[discuss] Real world Impact of multiple roots

Avri Doria avri at acm.org
Tue Jan 28 16:01:02 UTC 2014


On 28-Jan-14 07:51, Milton L Mueller wrote:
> Interesting pre-emptive move for David to
> suggest that something he doesn't want
> cannot and should not even be studied.


I have been told that by various people for about a decade.

The issue as I understand it, if we condone studying then that will be 
seen as condoning the idea of multiple root and make it more likely to 
happen.

I have always maintained that it can and will happen and that we need to 
be ready with the way to heal it and create the next order Internet 
before it happens.  But I never had either the convincing power or money 
to do anything about it.

So here we are 10 years later still having the same arguments, though on 
a more global scale.  That is a change.

I also still maintain that it is the addressing and routing that 
determines whether we have one Internet or more.  And we even seem to be 
finding ways to heal the actuality of having two internets at the IP 
level (v4 & v6) and in routing for v4 and v6, enough so most think of it 
as a single Internet still to this day.

I admit it is not as clean and as easy for incumbent businesses to deal 
with multiple roots and it will affect their bottom lines in some short 
term and temporary way.

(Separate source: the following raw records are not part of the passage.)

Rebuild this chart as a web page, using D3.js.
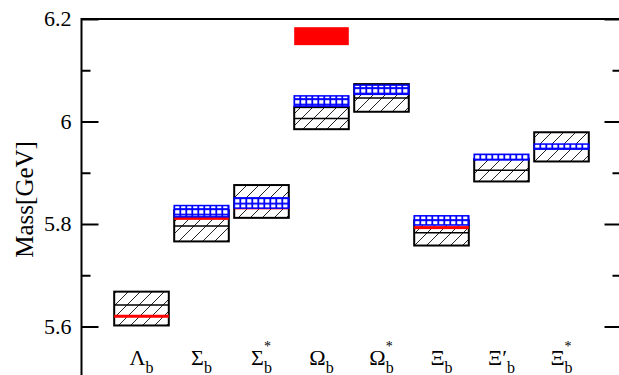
<!DOCTYPE html>
<html>
<head>
<meta charset="utf-8">
<script src="https://cdn.jsdelivr.net/npm/d3@7"></script>
<style>
  body { margin: 0; background: #fff; }
  svg { display: block; }
  text { font-family: "Liberation Serif", "Times New Roman", serif; fill: #000; }
</style>
</head>
<body>
<svg width="619" height="375"></svg>
<script>
var svg = d3.select("svg");

// baryon labels: main letter, mark after it, superscript star
var letters = ["\u039B", "\u03A3", "\u03A3", "\u03A9", "\u03A9", "\u039E", "\u039E", "\u039E"];
var primes  = ["", "", "", "", "", "", "\u2032", ""];
var stars   = ["", "", "*", "", "*", "", "", "*"];

// hatched boxes (low / central / high), GeV
var hatchLow  = [5.602, 5.766, 5.812, 5.985, 6.019, 5.758, 5.883, 5.922];
var hatchMid  = [5.642, 5.796, 5.844, 6.006, 6.046, 5.783, 5.905, 5.950];
var hatchHigh = [5.668, 5.827, 5.876, 6.028, 6.073, 5.807, 5.927, 5.979];

// blue grid bands (low / high), null = none
var blueLow  = [null, 5.814, 5.831, 6.030, 6.053, 5.798, 5.925, 5.946];
var blueHigh = [null, 5.836, 5.851, 6.050, 6.071, 5.816, 5.936, 5.956];

// experiment (red): a line when low == high, else a band
var expLow  = [5.620, 5.811, 5.8315, 6.149, null, 5.793, null, null];
var expHigh = [5.620, 5.811, 5.8315, 6.184, null, 5.793, null, null];

var majorTicks = [5.6, 5.8, 6.0, 6.2];
var minorTicks = [5.5, 5.7, 5.9, 6.1];

var x = d3.scaleLinear().domain([0, 9]).range([81.5, 621.5]);
var y = d3.scaleLinear().domain([5.5, 6.2]).range([377.75, 19]);
var halfW = 0.455;

// patterns
var defs = svg.append("defs");
var hatch = defs.append("pattern")
    .attr("id", "hatch")
    .attr("patternUnits", "userSpaceOnUse")
    .attr("width", 12).attr("height", 12);
hatch.append("path")
    .attr("d", "M0,12 L12,0 M-2,2 L2,-2 M10,14 L14,10")
    .attr("stroke", "#222")
    .attr("stroke-width", 1);

var grid = defs.append("pattern")
    .attr("id", "grid")
    .attr("patternUnits", "userSpaceOnUse")
    .attr("width", 6).attr("height", 5.5);
grid.append("rect").attr("width", 6).attr("height", 5.5).attr("fill", "#0000ff");
grid.append("rect").attr("x", 1.2).attr("y", 1.1).attr("width", 4.2).attr("height", 3.6)
    .attr("fill", "#fff");

var idx = d3.range(letters.length);

// hatched boxes
var boxes = svg.append("g").attr("class", "hatched");
boxes.selectAll("rect")
    .data(idx)
    .enter().append("rect")
      .attr("x", function(i) { return x(i + 1 - halfW); })
      .attr("width", function(i) { return x(i + 1 + halfW) - x(i + 1 - halfW); })
      .attr("y", function(i) { return y(hatchHigh[i]); })
      .attr("height", function(i) { return y(hatchLow[i]) - y(hatchHigh[i]); })
      .attr("fill", "url(#hatch)")
      .attr("stroke", "#000")
      .attr("stroke-width", 2);
boxes.selectAll("line")
    .data(idx)
    .enter().append("line")
      .attr("x1", function(i) { return x(i + 1 - halfW); })
      .attr("x2", function(i) { return x(i + 1 + halfW); })
      .attr("y1", function(i) { return y(hatchMid[i]); })
      .attr("y2", function(i) { return y(hatchMid[i]); })
      .attr("stroke", "#000")
      .attr("stroke-width", 1.5);

// experiment
var expIdx = idx.filter(function(i) { return expLow[i] != null; });
svg.append("g").attr("class", "exp")
  .selectAll("rect")
  .data(expIdx)
  .enter().append("rect")
    .attr("x", function(i) { return x(i + 1 - halfW); })
    .attr("width", function(i) { return x(i + 1 + halfW) - x(i + 1 - halfW); })
    .attr("y", function(i) {
      var h = y(expLow[i]) - y(expHigh[i]);
      return h < 3 ? y(expHigh[i]) - 1.5 : y(expHigh[i]);
    })
    .attr("height", function(i) { return Math.max(3, y(expLow[i]) - y(expHigh[i])); })
    .attr("fill", "#ff0000");

// blue grid bands
var blueIdx = idx.filter(function(i) { return blueLow[i] != null; });
svg.append("g").attr("class", "blue")
  .selectAll("rect")
  .data(blueIdx)
  .enter().append("rect")
    .attr("x", function(i) { return x(i + 1 - halfW); })
    .attr("width", function(i) { return x(i + 1 + halfW) - x(i + 1 - halfW); })
    .attr("y", function(i) { return y(blueHigh[i]); })
    .attr("height", function(i) { return y(blueLow[i]) - y(blueHigh[i]); })
    .attr("fill", "url(#grid)")
    .attr("stroke", "#0000ff")
    .attr("stroke-width", 1.5);

// frame
svg.append("rect")
    .attr("x", x(0)).attr("y", y(6.2))
    .attr("width", x(9) - x(0)).attr("height", y(5.5) - y(6.2))
    .attr("fill", "none")
    .attr("stroke", "#000")
    .attr("stroke-width", 2);

// ticks, both sides, pointing in
var left = svg.append("g").attr("transform", "translate(" + x(0) + ",0)");
left.call(d3.axisRight(y).tickValues(majorTicks).tickSize(17).tickFormat(""));
left.select(".domain").remove();
var leftMinor = svg.append("g").attr("transform", "translate(" + x(0) + ",0)");
leftMinor.call(d3.axisRight(y).tickValues(minorTicks).tickSize(9).tickFormat(""));
leftMinor.select(".domain").remove();

var right = svg.append("g").attr("transform", "translate(" + x(9) + ",0)");
right.call(d3.axisLeft(y).tickValues(majorTicks).tickSize(17).tickFormat(""));
right.select(".domain").remove();
var rightMinor = svg.append("g").attr("transform", "translate(" + x(9) + ",0)");
rightMinor.call(d3.axisLeft(y).tickValues(minorTicks).tickSize(9).tickFormat(""));
rightMinor.select(".domain").remove();

svg.selectAll(".tick line").attr("stroke", "#000").attr("stroke-width", 2);

// tick labels
svg.append("g").selectAll("text")
    .data(majorTicks)
    .enter().append("text")
      .attr("x", x(0) - 10)
      .attr("y", function(d) { return y(d); })
      .attr("dy", "0.34em")
      .attr("text-anchor", "end")
      .style("font-size", "22px")
      .text(function(d) { return d === 6 ? "6" : d3.format(".1f")(d); });

// axis title
svg.append("text")
    .attr("transform", "translate(33," + y(5.848) + ") rotate(-90)")
    .attr("text-anchor", "middle")
    .style("font-size", "25px")
    .text("Mass[GeV]");

// baryon names
var names = svg.append("g").selectAll("text")
    .data(idx)
    .enter().append("text")
      .attr("x", function(i) { return x(i + 1); })
      .attr("y", y(5.525))
      .attr("text-anchor", "middle")
      .style("font-size", "22px");
names.append("tspan").text(function(i) { return letters[i] + primes[i]; });
names.append("tspan")
    .attr("dy", 8)
    .style("font-size", "16px")
    .text("b");
names.append("tspan")
    .attr("dx", -8)
    .attr("dy", -22)
    .style("font-size", "14px")
    .text(function(i) { return stars[i]; });
</script>
</body>
</html>
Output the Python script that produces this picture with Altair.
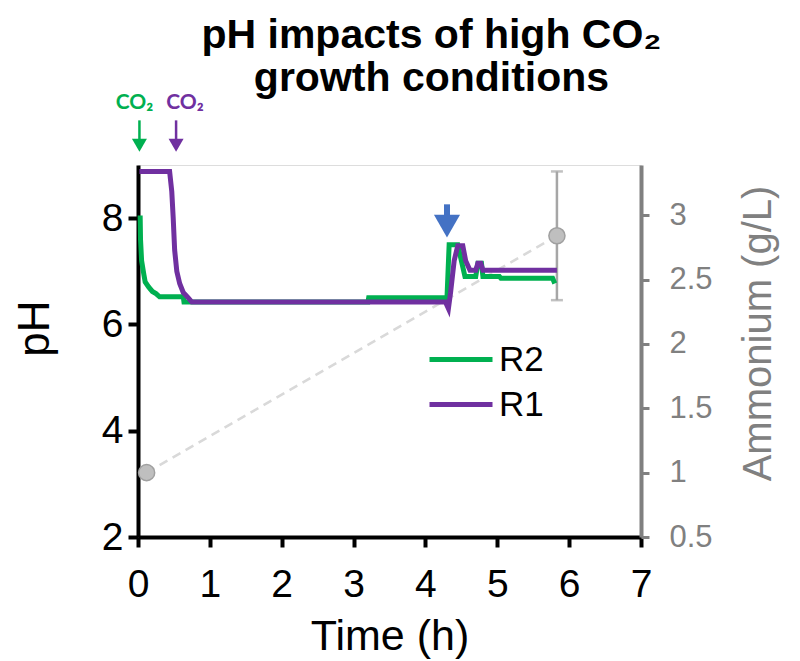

But there will also be multiple businesses that 
starting up in response and, while I don't pretend to be economist, it 
seems they might offset each other to some degree.  Not that this is my 
greatest concern - maintaining global discovery and reachability is.  I 
am curious to see if ICANN's blue ribbon panel on naming, or whatever 
they call that one, is actually going to face the realities of multiple 
roots or are going to stay true to the world view that "There can be 
only one"  and require that all solutions adhere to that article of 
faith.  As the incumbent authority, that would certainly be to ICANN's 
advantage.

As long as name authorities can be isolated so as to make references 
globally unique, the naming systems is just business, like the people 
competing over which phone book I use in Rhode Island.  Strangely enough 
I still have the same telephone connectivity, despite having multiple 
phone books. And incidentally there are names in each of these books, 
that don't show up in the other books and sometimes my search needs to 
drop down to the next favorite look-up mechanism.